Ahead of Finance Minister Tito Mboweni's 2021 Budget Speech later this month, accounting firm Mazars says the National Treasury is unlikely to implemented significant tax hikes.
Mazars tax partner Bernard Sacks told participants in a webinar, held on February 3, that this was traditionally the time tax increases were announced, but that he did not expect significant tax changes to be announced this year, as the economy and people in general were struggling amid the impact of Covid-19 and the related lockdown.
He further said it was unlikely that any new taxes would be announced, save for potentially a vaccine tax to help cover the cost of Covid-19 vaccinations.
Sacks noted that, rather, there could perhaps be small increases in taxes at similar rates seen in the past, as well as the usual increases in sin taxes.
He said it would be wiser for government to stimulate the economy and economic growth, employment and foreign direct investment to increase tax revenue, rather than implementing new taxes or large increases in existing taxes.
Moreover, he suggested that a “bold” strategy that could be pursued would be to restructure and reduce some of the corporate tax, to encourage more corporates to set up shop in the country, which would stimulate growth and employment.
Mazars Taxation national head Mike Teuchert reiterated Sacks' view on tax hikes. He said tax rates would not be changed substantially, but rather, there would be small adjustments of certain rates.
Teuchert said increasing taxes would be done subtly, similarly to the previous two Budgets, by not making any inflation adjustments to tax tables.
He also noted that, while it might be tempting for Mboweni to put in place a one-off tax for the vaccine, this could potentially impact the economy poorly.
In terms of funding the vaccine, Mazars Tax director David French said there was precedence for implementing a one-off tax, citing the transition tax implemented at the advent of democracy.
He noted that this was simple, fairly easy to implement and effective, showing that it could work.

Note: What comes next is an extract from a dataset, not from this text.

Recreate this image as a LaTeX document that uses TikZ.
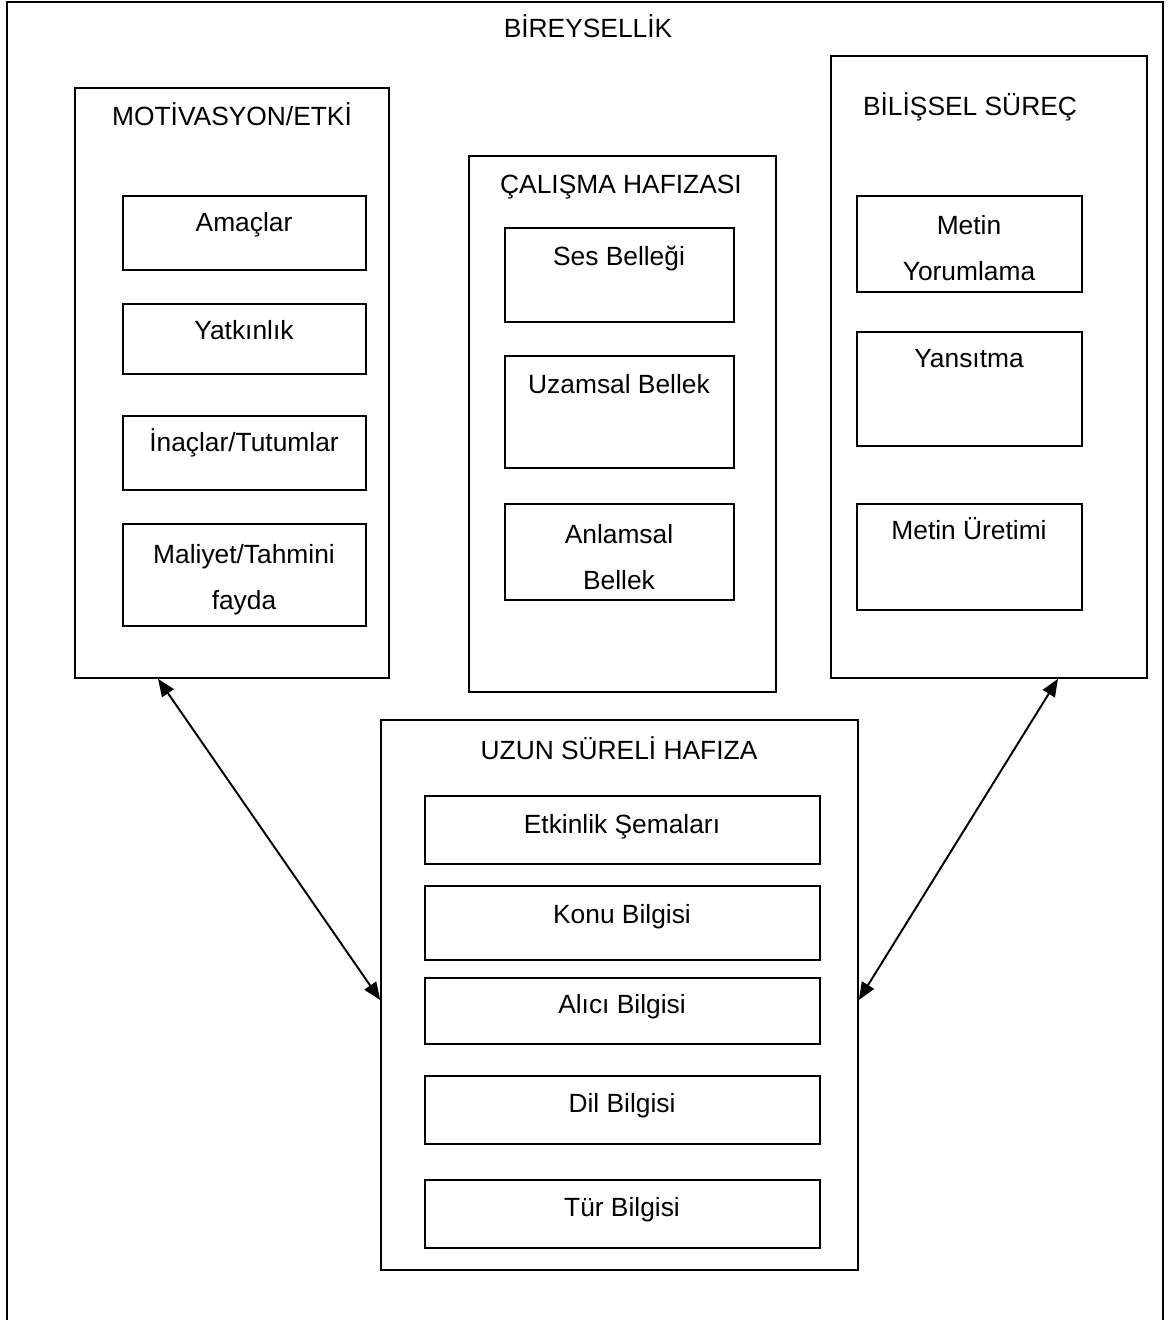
\documentclass[tikz,border=0pt]{standalone}
\usepackage{fontspec}
\setmainfont{Liberation Sans}
\usetikzlibrary{arrows.meta,fit}

\tikzset{
  frame/.style={draw,line width=0.9pt,inner sep=0pt},
  lbl/.style={align=center,inner sep=0pt,text height=0.72em,text depth=0pt,
    font=\fontsize{15}{26.2}\selectfont},
  link/.style={line width=1.1pt,{Triangle[length=10pt,width=8pt]}-{Triangle[length=10pt,width=8pt]}}
}

\begin{document}
\begin{tikzpicture}[x=0.02cm,y=-0.02cm]
\useasboundingbox (0,0) rectangle (1171,1320);

% outer frame, open at the bottom
\draw[line width=0.9pt] (7,1320) -- (7,2) -- (1163,2) -- (1163,1320);
\node[lbl] (birey) at (588,31) {BİREYSELLİK};

% motivasyon
\node[frame,fit={(75,88) (389,678)}] (motiv) {};
\node[lbl] (motiv-t) at (232,119) {MOTİVASYON/ETKİ};
\node[frame,fit={(123,196) (366,270)}] (amac) {};
\node[lbl] (amac-t) at (244,225) {Amaçlar};
\node[frame,fit={(123,304) (366,374)}] (yatk) {};
\node[lbl] (yatk-t) at (244,333) {Yatkınlık};
\node[frame,fit={(123,416) (366,490)}] (inanc) {};
\node[lbl] (inanc-t) at (244,445) {İnaçlar/Tutumlar};
\node[frame,fit={(123,524) (366,626)}] (maliyet) {};
\node[lbl] (maliyet-t) at (244,603) {Maliyet/Tahmini\\fayda};

% calisma hafizasi
\node[frame,fit={(469,156) (776,692)}] (calis) {};
\node[lbl] (calis-t) at (621,187) {ÇALIŞMA HAFIZASI};
\node[frame,fit={(505,228) (734,322)}] (ses) {};
\node[lbl] (ses-t) at (619,259) {Ses Belleği};
\node[frame,fit={(505,356) (734,468)}] (uzamsal) {};
\node[lbl] (uzamsal-t) at (619,387) {Uzamsal Bellek};
\node[frame,fit={(505,504) (734,600)}] (anlam) {};
\node[lbl] (anlam-t) at (619,583) {Anlamsal\\Bellek};

% bilissel surec
\node[frame,fit={(831,56) (1147,678)}] (bilis) {};
\node[lbl] (bilis-t) at (970,109) {BİLİŞSEL SÜREÇ};
\node[frame,fit={(857,196) (1082,292)}] (yorum) {};
\node[lbl] (yorum-t) at (969,274) {Metin\\Yorumlama};
\node[frame,fit={(857,332) (1082,446)}] (yansit) {};
\node[lbl] (yansit-t) at (969,361) {Yansıtma};
\node[frame,fit={(857,504) (1082,610)}] (uretim) {};
\node[lbl] (uretim-t) at (969,533) {Metin Üretimi};

% uzun sureli hafiza
\node[frame,fit={(381,720) (858,1270)}] (uzun) {};
\node[lbl] (uzun-t) at (619,753) {UZUN SÜRELİ HAFIZA};
\node[frame,fit={(425,796) (820,864)}] (etkin) {};
\node[lbl] (etkin-t) at (622,827) {Etkinlik Şemaları};
\node[frame,fit={(425,886) (820,960)}] (konu) {};
\node[lbl] (konu-t) at (622,917) {Konu Bilgisi};
\node[frame,fit={(425,978) (820,1044)}] (alici) {};
\node[lbl] (alici-t) at (622,1007) {Alıcı Bilgisi};
\node[frame,fit={(425,1076) (820,1144)}] (dil) {};
\node[lbl] (dil-t) at (622,1106) {Dil Bilgisi};
\node[frame,fit={(425,1180) (820,1248)}] (tur) {};
\node[lbl] (tur-t) at (622,1210) {Tür Bilgisi};

\draw[link] (158,0 |- motiv.south) -- (uzun.west |- 0,1000);
\draw[link] (1058,0 |- bilis.south) -- (uzun.east |- 0,1000);

\end{tikzpicture}
\end{document}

Nevertheless, he said this may not necessarily be the ideal course of action.
Sacks, meanwhile, said the financial figures for vaccination were not as considerable as may be perceived.
He explained that about nine-million South Africans were part of medical aid schemes and would have the cost of their vaccinations funded through these, with the prescribed minimum benefit being amended to include vaccination against Covid-19.
Moreover, for every member that will be vaccinated, medical aid schemes might have to fund one non-member, which would cover another nine-million people.
Moreover, Sacks said the Solidarity Fund would be funding about 10% of the country’s population, which would cover about 25-million people, based on population estimates.
Therefore, government would only have to cover the rest, he said, which was about 15-million to 17-million people, to reach the required percentage to be vaccinated to achieve herd immunity.
He, therefore, advised against the implementation of a wealth or vaccine tax to cover that cost.
Meanwhile, while tax revenue would be lower than projections at the start of the 2020/21 financial year, French said December’s figures presented signs of positivity, as these showed a 6% increase year-on-year.
While still below projection, he said revenue collection was higher than the National Treasury had anticipated, "and there looks to be some buoyancy in collections for the coming few months".